Californian rest days tend to consist of days out: trips to the beach, a few hours spent on jet skis — the McKennas’ new normal. But a bit of downtime can also often more closely resemble the equivalent back home in Ireland.
“We see all of Liverpool’s Sunday games, and on Saturdays we’ll see the five o’clock kick-offs after our stair run,” says Stevie, a diehard Red, as is his younger brother. Neither man is old enough to have seen Liverpool lift a league trophy, but they got a chance during their Christmas wind-down to head over to Anfield for a 2-0 victory over Watford during what should eventually prove to be a title-winning season.

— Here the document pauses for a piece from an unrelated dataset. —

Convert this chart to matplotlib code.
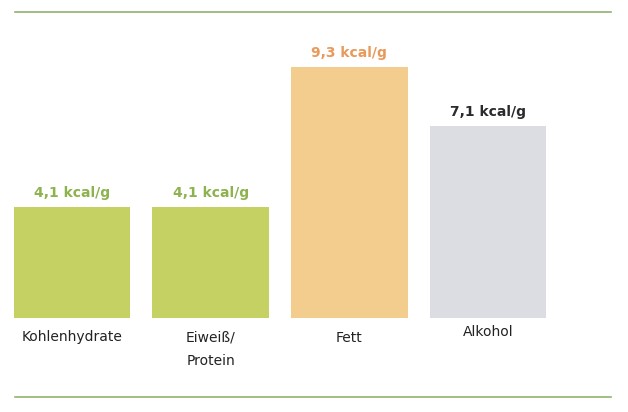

As the conversation winds down with football chat, Aaron, aware that this writer is a Manchester United fan, gratuitously reels off a stat about Ole Gunnar Solskjaer’s win percentage at the wheel. The hurt game indeed.
They know their stuff. Stevie was having a shocker in fantasy this year, he says, though. Aaron had been ticking along nicely before the world was turned arseways.
“You were talking to Andy Lee about it, weren’t you?” Stevie asks Aaron. “Andy keeps an eye on us in the league,” he says. “We were just trying to beat him in it this year. He takes it seriously.”
The McKennas: three ordinary human beings from Monaghan trying to do something extraordinary halfway across the world. A father and two sons hellbent on conquering theirs.